O Estado de S. Paulo também pautou o tema, ouvindo hoje o deputado (PDT-SP) e presidente da Força Sindical, Paulo Pereira da Silva: “Pelas contas da Universidade de São Carlos, um trabalhador rural canavieiro dá 36 mil golpes de facão e percorre 8.800 metros carregando cana por dia. É uma loucura! Em qualquer lugar do mundo essa denúncia vira água e ninguém mais vai querer comprar o álcool brasileiro”, disse o Paulinho da Força.



José Gomes, 47, morreu de trabalhar



Ao que parece, o súbito interesse da mídia pelo tema foi despertado acordo sinalizado ao fim da visita do presidente norte-americano, George W. Bush, no último dia 9. Nada como um negócio desse tamanho, da ordem dos muitos bilhões de dólares, para sacudir os editores e pauteiros.



Não é de hoje que se morre de trabalhar nos canaviais brasileiros. Em outubro de 2005, o caso do canavieiro José Mário Alves Gomes, 47 anos, que morreu na usina Santa Helena (Piracicaba, SP), após cortar 25 toneladas de cana em uma jornada.

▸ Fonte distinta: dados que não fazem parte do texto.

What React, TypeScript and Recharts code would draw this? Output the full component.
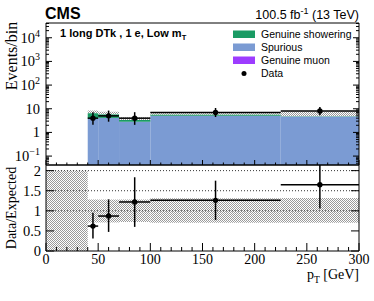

A morte trágica mal apareceu em algumas páginas internas. A deputada estadual Ana Martins (PCdoB) pediu uma CPI na Assembléia Paulista, mas ela ficou entre os 72 pedidos engavetados na administração Geraldo Alckmin. O Vermelho dedicou duas matérias ao tema, sob o título Quem está matando os cortadores de cana? (clique aqui para ver o primeiro; clique aqui para ver o segundo).



Oportunidade para os trabalhadores



A perspectiva de um boom do etanol pode criar uma oportunidade para o avanço da luta dos canavieiros visando mudar essa realidade tenebrosa. Não por generosidade dos usineiros, mas porque aumentará bastante o poder de pressão da categoria.



Da mesma forma, o sucesso do PAC (Projeto de aceleração do Crescimento) também pode, por tabela, impulsionar as lutas operárias e de outros segmentos assalariados. Depois do auge dos anos 80, estas enfrentam um relativo descenso, em que o fator número um é a ameaça do desemprego, especialmente no setor privado. Com o PIB brasileiro crescendo 2,9%, como em 2006 (ou algo em torno de 3,4%, pela nova metodologia do IBGE), o espectro das demissões tira grande parte da capacidade de mobilização dos trabalhadores. Uma fase de bons negócios para os donos do capital sempre foi, na história das lutas dos assalariados de diferentes países, uma oportunidade para fazer valer os direitos e reivindicações dos que vivem do trabalho.